By Steven Downes

January 26 - Olympics Minister Tessa Jowell (pictured) has performed "a significant U-turn" over the long-term future of London’s £540 million Olympic Stadium, according to a senior official.



A senior figure working with one of London’s Olympic partners has told insidethegames that Jowell’s willingness to enter into discussions about West Ham United moving in to the stadium after the Games is a reversal of her previous stance.

"I was at meetings three or four years ago with the Minister and Ken Livingstone, when he was Mayor of London, and they did not want to have a football club in there," the official, who asked not to be identified, told insidethegames.

"This is a significant U-turn," they said.

Last week, West Ham's new co-owner, David Sullivan, said that he wanted to move the Premiership club from its century-old Upton Park home, to the 2012 venue after the Olympic and Paralympic Games. 

"It's a major part of our strategy that West Ham move to the Olympic Stadium," Sullivan said.

"I cannot comprehend how a Government can build a ground and then reduce it to 25,000."

Cabinet Minister Jowell responded by re-opening the possibility of negotiating a deal to maximise the sporting use of the stadium, which benefits from excellent public transport links at Stratford and all the facilities being built into the Olympic Park.

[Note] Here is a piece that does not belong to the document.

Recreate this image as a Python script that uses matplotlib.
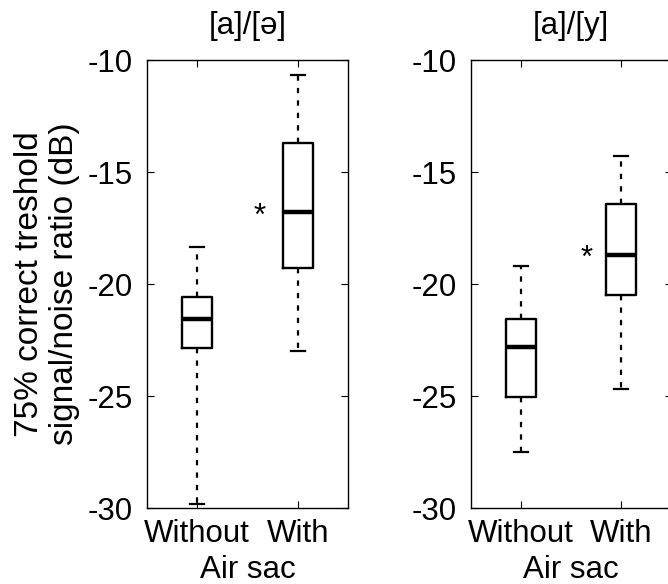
import matplotlib
matplotlib.use('Agg')
from matplotlib import pyplot as plt

plt.rcParams['font.family'] = ['Liberation Sans', 'DejaVu Sans']
plt.rcParams['axes.unicode_minus'] = False

titles = ['[a]/[ə]', '[a]/[y]']
groups = ['Without', 'With']

# five-number summaries (dB)
low_whisker = [[-29.8, -23.0], [-27.5, -24.7]]
q1 = [[-22.85, -19.3], [-25.05, -20.5]]
medians = [[-21.55, -16.8], [-22.8, -18.7]]
q3 = [[-20.6, -13.7], [-21.55, -16.45]]
high_whisker = [[-18.35, -10.65], [-19.2, -14.3]]

# significance star next to the "With" box
star_x = [1.62, 1.66]
star_y = [-17.0, -18.9]

fs = 22.5
fig = plt.figure(figsize=(6.68, 5.84), dpi=100)
lefts = [147 / 668, 470.5 / 668]

for i in range(2):
    ax = fig.add_axes([lefts[i], 76 / 584, 201 / 668, 448 / 584])
    stats = []
    for j in range(2):
        stats.append({'whislo': low_whisker[i][j], 'q1': q1[i][j],
                      'med': medians[i][j], 'q3': q3[i][j],
                      'whishi': high_whisker[i][j], 'fliers': []})
    ax.bxp(stats, positions=[1, 2], widths=0.3, showfliers=False,
           boxprops=dict(color='black', linewidth=1.7),
           medianprops=dict(color='black', linewidth=3.2),
           whiskerprops=dict(color='black', linewidth=1.6, linestyle=(0, (2.4, 3.2))),
           capprops=dict(color='black', linewidth=1.6),
           capwidths=0.14)
    ax.text(star_x[i], star_y[i], '*', fontsize=fs, ha='center', va='center')
    ax.set_xlim(0.5, 2.5)
    ax.set_ylim(-30, -10)
    ax.set_yticks([-30, -25, -20, -15, -10])
    ax.set_xticks([1, 2])
    ax.set_xticklabels(groups)
    ax.tick_params(direction='in', length=5, width=0.8, top=True, right=True,
                   labelsize=fs, color='black')
    ax.tick_params(axis='y', pad=10)
    ax.tick_params(axis='x', pad=8)
    for s in ax.spines.values():
        s.set_linewidth(1.0)
    ax.set_title(titles[i], fontsize=fs, pad=19)
    ax.set_xlabel('Air sac', fontsize=fs, labelpad=4)
    if i == 0:
        ax.set_ylabel('75% correct treshold\nsignal/noise ratio (dB)', fontsize=24,
                      labelpad=6, linespacing=1.15)

fig.savefig('out.png', dpi=100)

"We’ve made an explicit commitment to athletes in this country, and to the International Olympic Committee, that the stadium will become a grand prix athletics stadium," Jowell said in a BBC London interview.

"There will be a process whereby the Olympic Park Legacy Company will decide who will get the space in the stadium.

"If West Ham are interested in putting in a serious bid, then they should do so."

Sebastian Coe's pledge to the International Olympic Committee (IOC) to deliver a national athletics stadium after the Olympics - following London’s failure to build the promised venue for the 2003 and 2005 athletics World Championships - was seen as key in London winning the bid to stage the 2012 Games.

Present plans are for the 80,000-seater stadium to be reduced to 25,000 capacity after the Games, with the athletics track remaining.

But even were London to win the rights to host future athletics World or European Championships at the venue - UK Athletics has lodged an interest in staging the Europeans in 2016 or 2018 - questions have been raised about the financial viability of the venue when it would stage no more than a handful of elite track events each year.

There are even doubts whether 25,000 is sufficient capacity for major athletics events - Crystal Palace readily sells its 36,000 seats for its two-day Grand Prix meeting each summer.

Plans for the 2015 Rugby World Cup already include matches at the Olympic Stadium, which would also stage games in the 2018 FIFA World Cup if England wins its bid to stage the tournament.

Both World Cups would expect to use a 50,000-seat stadium.

Among ideas to make the facility work on a daily basis has been for the University of East London to use it as a campus for its sports courses. Livingstone’s successor as London Mayor, Boris Johnson, has led calls to renew the search for an "anchor tenant" from football or rugby.

According to Sullivan’s business partner, David Gold, all parties are investigating whether retractable seating, that can move across the track area when the stadium is in football mode, as they have at the Stade de France in Paris, can be included in London.